● Problem description
Return the lines that follow, exactly as they appear, from the first through the one containing "Chart.register(...registerables);"; no pictures are to be included.

● ● ● ●

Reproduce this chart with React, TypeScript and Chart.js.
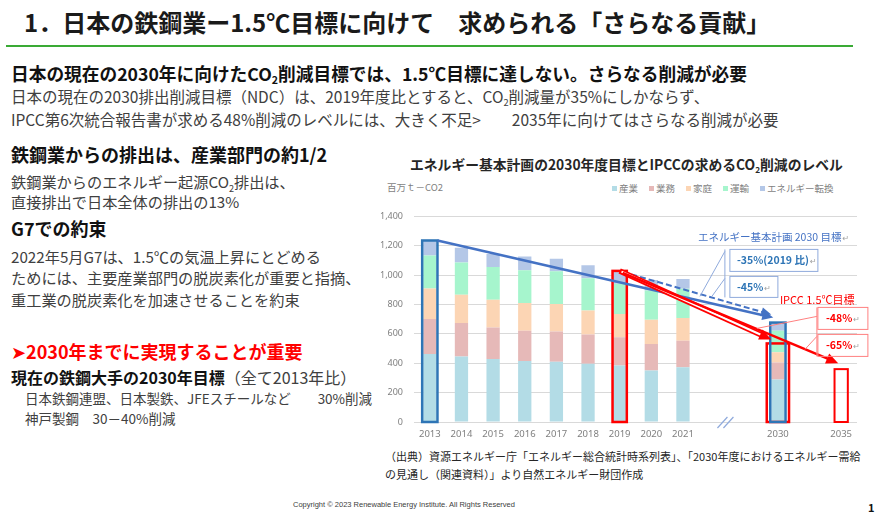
import React, { useEffect, useRef } from 'react';
import { Chart, registerables } from 'chart.js';
Chart.register(...registerables);

// ---------- data ----------
const years = ['2013', '2014', '2015', '2016', '2017', '2018', '2019', '2020', '2021', '', '', '2030', '', '2035'];
const sectorNames = ['産業', '業務', '家庭', '運輸', 'エネルギー転換'];
const industry = [463, 446, 429, 416, 411, 396, 384, 350, 372, null, null, 289, null, null];
const commercial = [238, 228, 215, 206, 205, 200, 193, 181, 181, null, null, 116, null, null];
const residential = [208, 192, 189, 189, 188, 164, 159, 166, 155, null, null, 70, null, null];
const transport = [224, 220, 222, 222, 223, 218, 206, 199, 199, null, null, 146, null, null];
const conversion = [103, 100, 89, 94, 84, 89, 87, 71, 66, null, null, 56, null, null];
const sectorColors = ['#b3dce6', '#e6b9b8', '#fcd5b4', '#a6f5cd', '#b4c7e7'];
const yMax = 1400;
const yStep = 200;
// IPCC 1.5℃ targets (boxes) for 2030 and 2035
const ipccYears = ['2030', '2035'];
const ipccValues = [535, 360];
const ndcLabels = ['-35%(2019 比)', '-45%'];
const ipccLabels = ['-48%', '-65%'];

const series = [industry, commercial, residential, transport, conversion];
const FONT = '"Noto Sans CJK JP", "Noto Sans", "DejaVu Sans", sans-serif';

const total = (i: number) => series.reduce((s, arr) => s + (arr[i] || 0), 0);

function drawArrow(ctx: CanvasRenderingContext2D, x1: number, y1: number, x2: number, y2: number,
  color: string, lw: number, head: number, opts: { dash?: number[]; double?: boolean } = {}) {
  const dx = x2 - x1, dy = y2 - y1;
  const len = Math.hypot(dx, dy);
  const ux = dx / len, uy = dy / len;
  const nx = -uy, ny = ux;
  const ex = x2 - ux * head * 0.85, ey = y2 - uy * head * 0.85;
  ctx.save();
  ctx.strokeStyle = color;
  ctx.lineCap = 'butt';
  if (opts.double) {
    ctx.lineWidth = 5.5;
    ctx.beginPath(); ctx.moveTo(x1, y1); ctx.lineTo(ex, ey); ctx.stroke();
    ctx.strokeStyle = '#ffffff';
    ctx.lineWidth = 2;
    ctx.beginPath(); ctx.moveTo(x1 + ux * 2, y1 + uy * 2); ctx.lineTo(ex, ey); ctx.stroke();
  } else {
    ctx.lineWidth = lw;
    if (opts.dash) ctx.setLineDash(opts.dash);
    ctx.beginPath(); ctx.moveTo(x1, y1); ctx.lineTo(ex, ey); ctx.stroke();
    ctx.setLineDash([]);
  }
  ctx.fillStyle = color;
  const hw = head * 0.45;
  ctx.beginPath();
  ctx.moveTo(x2, y2);
  ctx.lineTo(x2 - ux * head + nx * hw, y2 - uy * head + ny * hw);
  ctx.lineTo(x2 - ux * head - nx * hw, y2 - uy * head - ny * hw);
  ctx.closePath();
  ctx.fill();
  ctx.restore();
}

const annotPlugin = {
  id: 'annot',
  afterDatasetsDraw(chart: any) {
    const { ctx, chartArea } = chart;
    const x = chart.scales.x, y = chart.scales.y;
    const px = (i: number) => x.getPixelForValue(i);
    const py = (v: number) => y.getPixelForValue(v);
    const bw = chart.getDatasetMeta(0).data[0].width;
    const i13 = years.indexOf('2013');
    const i19 = years.indexOf('2019');
    const i30 = years.indexOf('2030');
    const i35 = years.indexOf('2035');
    const t13 = total(i13), t19 = total(i19), t30 = total(i30);
    const ip30 = ipccValues[ipccYears.indexOf('2030')];
    const ip35 = ipccValues[ipccYears.indexOf('2035')];
    const base = py(0);
    const BLUE = '#2e75b6', RED = '#ff0000', ABLUE = '#4472c4';

    ctx.save();
    // outline boxes
    ctx.lineWidth = 2.5;
    ctx.strokeStyle = BLUE;
    ctx.strokeRect(px(i13) - bw / 2 - 1, py(t13), bw + 2, base - py(t13));
    ctx.strokeStyle = RED;
    ctx.strokeRect(px(i19) - bw / 2 - 0.5, py(t19), bw + 1, base - py(t19));
    ctx.strokeRect(px(i30) - bw / 2 - 4.5, py(ip30), bw + 9, base - py(ip30));
    ctx.strokeStyle = BLUE;
    ctx.strokeRect(px(i30) - bw / 2 - 1, py(t30), bw + 2, base - py(t30));
    ctx.strokeStyle = RED;
    ctx.lineWidth = 2;
    ctx.strokeRect(px(i35) - bw / 2, py(ip35), bw, base - py(ip35));

    // axis break marks
    const bx = (px(i30 - 2) + px(i30 - 1)) / 2 - 5;
    ctx.strokeStyle = '#8faadc';
    ctx.lineWidth = 1.2;
    [-8, -2].forEach((o) => {
      ctx.beginPath();
      ctx.moveTo(bx + o, base + 6);
      ctx.lineTo(bx + o + 10, base - 5);
      ctx.stroke();
    });

    // arrows
    drawArrow(ctx, px(i13) + bw / 2 + 1, py(t13), px(i30) - bw / 2 + 2, py(t30) - 5, ABLUE, 2.5, 11);
    drawArrow(ctx, px(i19) + 3, py(t19) + 1, px(i30) - bw / 2, py(t30) - 8, ABLUE, 2, 10, { dash: [6, 3] });
    drawArrow(ctx, px(i19), py(t19), px(i30) - bw / 2, py(ip30) - 4, RED, 2, 12, { double: true });
    drawArrow(ctx, px(i19) + 3, py(t19) + 2, px(i35) - 3, py(ip35) - 6, RED, 2.5, 12);

    // annotation labels
    const X = px(i30), T = chartArea.top;
    ctx.textBaseline = 'middle';
    ctx.font = `10.5px ${FONT}`;
    ctx.fillStyle = ABLUE;
    ctx.fillText('エネルギー基本計画 2030 目標', X - 80, T + 21);
    let w = ctx.measureText('エネルギー基本計画 2030 目標').width;
    ctx.fillStyle = '#a0a0a0';
    ctx.font = `8px ${FONT}`;
    ctx.fillText('↵', X - 80 + w + 1, T + 22);

    // NDC boxes
    ctx.strokeStyle = '#8faadc';
    ctx.lineWidth = 1;
    ctx.strokeRect(X - 48, T + 33, 88, 22);
    ctx.strokeRect(X - 48, T + 60, 48, 21);
    ctx.beginPath();
    ctx.moveTo(X - 53, T + 33); ctx.lineTo(X - 53, T + 81);
    ctx.moveTo(X - 53, T + 35); ctx.lineTo(X - 78, T + 80);
    ctx.moveTo(X - 53, T + 62); ctx.lineTo(X - 66, T + 80);
    ctx.stroke();
    ctx.font = `bold 10.5px ${FONT}`;
    ctx.fillStyle = BLUE;
    ctx.fillText(ndcLabels[0], X - 41, T + 44);
    w = ctx.measureText(ndcLabels[0]).width;
    ctx.fillText(ndcLabels[1], X - 41, T + 70.5);
    const w2 = ctx.measureText(ndcLabels[1]).width;
    ctx.fillStyle = '#a0a0a0';
    ctx.font = `8px ${FONT}`;
    ctx.fillText('↵', X - 41 + w + 1, T + 45);
    ctx.fillText('↵', X - 41 + w2 + 1, T + 71.5);

    // IPCC
    ctx.font = `11px ${FONT}`;
    ctx.fillStyle = RED;
    ctx.fillText('IPCC 1.5℃目標', X + 2, T + 83);
    ctx.strokeStyle = '#ff8080';
    ctx.lineWidth = 1;
    ctx.strokeRect(X + 40, T + 91, 50, 22);
    ctx.strokeRect(X + 40, T + 118, 50, 22);
    ctx.beginPath();
    ctx.moveTo(X + 39, T + 91); ctx.lineTo(X + 39, T + 140);
    ctx.moveTo(X + 39, T + 100); ctx.lineTo(X - 21, T + 112);
    ctx.moveTo(X + 39, T + 120); ctx.lineTo(X + 27, T + 133);
    ctx.stroke();
    ctx.font = `bold 10.5px ${FONT}`;
    ctx.fillStyle = RED;
    ctx.fillText(ipccLabels[0], X + 48, T + 102);
    ctx.fillText(ipccLabels[1], X + 48, T + 129);
    const w3 = ctx.measureText(ipccLabels[0]).width;
    ctx.fillStyle = '#a0a0a0';
    ctx.font = `8px ${FONT}`;
    ctx.fillText('↵', X + 48 + w3 + 1, T + 103);
    ctx.fillText('↵', X + 48 + w3 + 1, T + 130);
    ctx.restore();
  },
};

function Txt(props: { x: number; y: number; size: number; bold?: boolean; color?: string; children: any }) {
  const { x, y, size, bold, color, children } = props;
  return (
    <div
      style={{
        position: 'absolute',
        left: x,
        top: y - size * 0.7,
        fontSize: size,
        lineHeight: `${size * 1.4}px`,
        fontWeight: bold ? 700 : 400,
        color: color || '#404040',
        whiteSpace: 'nowrap',
      }}
    >
      {children}
    </div>
  );
}

const Sub = (p: { children: any }) => (
  <span style={{ fontSize: '0.6em', position: 'relative', top: '0.35em', lineHeight: 0 }}>{p.children}</span>
);

export default function App() {
  const ref = useRef<HTMLCanvasElement>(null);
  useEffect(() => {
    document.body.style.margin = '0';
    const chart = new Chart(ref.current!, {
      type: 'bar',
      data: {
        labels: years,
        datasets: series.map((d, i) => ({
          label: sectorNames[i],
          data: d,
          backgroundColor: sectorColors[i],
          borderWidth: 0,
          categoryPercentage: 1,
          barPercentage: 0.42,
        })),
      },
      options: {
        responsive: false,
        maintainAspectRatio: false,
        animation: false,
        layout: { padding: { top: 12, right: 29, left: 0, bottom: 0 } },
        plugins: { legend: { display: false }, tooltip: { enabled: false }, title: { display: false } },
        scales: {
          x: {
            stacked: true,
            grid: { display: false, drawTicks: false },
            border: { display: false },
            ticks: {
              color: '#7f7f7f',
              font: { size: 9.5, family: '"Noto Sans", sans-serif' },
              padding: 7,
              autoSkip: false,
              maxRotation: 0,
            },
            afterFit: (s: any) => { s.height = 23; },
          },
          y: {
            stacked: true,
            min: 0,
            max: yMax,
            grid: { color: '#d9d9d9', drawTicks: false },
            border: { display: false },
            ticks: {
              stepSize: yStep,
              color: '#7f7f7f',
              font: { size: 9, family: '"Noto Sans", sans-serif' },
              padding: 11,
              callback: (v: any) => Number(v).toLocaleString('en-US'),
            },
            afterFit: (s: any) => { s.width = 44; },
          },
        },
      },
      plugins: [annotPlugin],
    } as any);
    return () => chart.destroy();
  }, []);

  return (
    <div
      style={{
        position: 'fixed',
        left: 0,
        top: 0,
        width: 886,
        height: 517,
        background: '#ffffff',
        fontFamily: FONT,
        overflow: 'hidden',
      }}
    >
      <Txt x={24} y={22} size={24} bold color="#1a1a1a">1．日本の鉄鋼業ー1.5℃目標に向けて　求められる「さらなる貢献」</Txt>
      <div style={{ position: 'absolute', left: 6, top: 45, width: 847, height: 2, background: '#3aaa35' }} />
      <Txt x={11} y={73} size={17.7} bold color="#111111">
        日本の現在の2030年に向けたCO<Sub>2</Sub>削減目標では、1.5℃目標に達しない。さらなる削減が必要
      </Txt>
      <Txt x={11} y={97} size={15.5}>
        日本の現在の2030排出削減目標（NDC）は、2019年度比とすると、CO<Sub>2</Sub>削減量が35%にしかならず、
      </Txt>
      <Txt x={11} y={120} size={15.5}>
        IPCC第6次統合報告書が求める48%削減のレベルには、大きく不足&gt;　　2035年に向けてはさらなる削減が必要
      </Txt>

      <Txt x={11} y={155} size={18} bold color="#111111">鉄鋼業からの排出は、産業部門の約1/2</Txt>
      <Txt x={11} y={182} size={15.2}>鉄鋼業からのエネルギー起源CO<Sub>2</Sub>排出は、</Txt>
      <Txt x={11} y={202} size={15.2}>直接排出で日本全体の排出の13%</Txt>
      <Txt x={11} y={229} size={18} bold color="#111111">G7での約束</Txt>
      <Txt x={11} y={257} size={15.2}>2022年5月G7は、1.5℃の気温上昇にとどめる</Txt>
      <Txt x={11} y={278} size={15.2}>ためには、主要産業部門の脱炭素化が重要と指摘、</Txt>
      <Txt x={11} y={300} size={15.2}>重工業の脱炭素化を加速させることを約束</Txt>
      <Txt x={11} y={352} size={18} bold color="#ff0000">➤2030年までに実現することが重要</Txt>
      <Txt x={11} y={377} size={16} color="#111111">
        <b>現在の鉄鋼大手の2030年目標</b><span style={{ color: '#404040' }}>（全て2013年比）</span>
      </Txt>
      <Txt x={25} y={398} size={13.5}>日本鉄鋼連盟、日本製鉄、JFEスチールなど　　30%削減</Txt>
      <Txt x={25} y={418} size={13.5}>神戸製鋼　30－40%削減</Txt>

      <Txt x={410} y={165} size={13.8} bold color="#262626">
        エネルギー基本計画の2030年度目標とIPCCの求めるCO<Sub>2</Sub>削減のレベル
      </Txt>
      <Txt x={387} y={188} size={9.5} color="#7f7f7f">百万ｔ－CO2</Txt>
      <div
        style={{
          position: 'absolute',
          left: 612,
          top: 181,
          display: 'flex',
          gap: 11,
          fontSize: 9.5,
          lineHeight: '14px',
          color: '#7f7f7f',
          whiteSpace: 'nowrap',
        }}
      >
        {sectorNames.map((n, i) => (
          <span key={n} style={{ display: 'flex', alignItems: 'center' }}>
            <span style={{ display: 'inline-block', width: 5, height: 5, background: sectorColors[i], marginRight: 2 }} />
            {n}
          </span>
        ))}
      </div>

      <canvas
        ref={ref}
        width={516}
        height={245}
        style={{ position: 'absolute', left: 370, top: 200, width: 516, height: 245 }}
      />

      <Txt x={385} y={457} size={11} color="#262626">
        （出典）資源エネルギー庁「エネルギー総合統計時系列表」、「2030年度におけるエネルギー需給
      </Txt>
      <Txt x={385} y={475} size={11} color="#262626">の見通し（関連資料）」より自然エネルギー財団作成</Txt>
      <div
        style={{
          position: 'absolute',
          left: 293,
          top: 500,
          fontSize: 7.5,
          lineHeight: '10px',
          color: '#404040',
          fontFamily: '"Liberation Sans", sans-serif',
          whiteSpace: 'nowrap',
        }}
      >
        Copyright © 2023 Renewable Energy Institute. All Rights Reserved
      </div>
      <Txt x={868} y={508} size={11} bold color="#111111">1</Txt>
    </div>
  );
}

● ● ● ●

● Task response
Reproduce this chart with React, TypeScript and Chart.js.
import React, { useEffect, useRef } from 'react';
import { Chart, registerables } from 'chart.js';
Chart.register(...registerables);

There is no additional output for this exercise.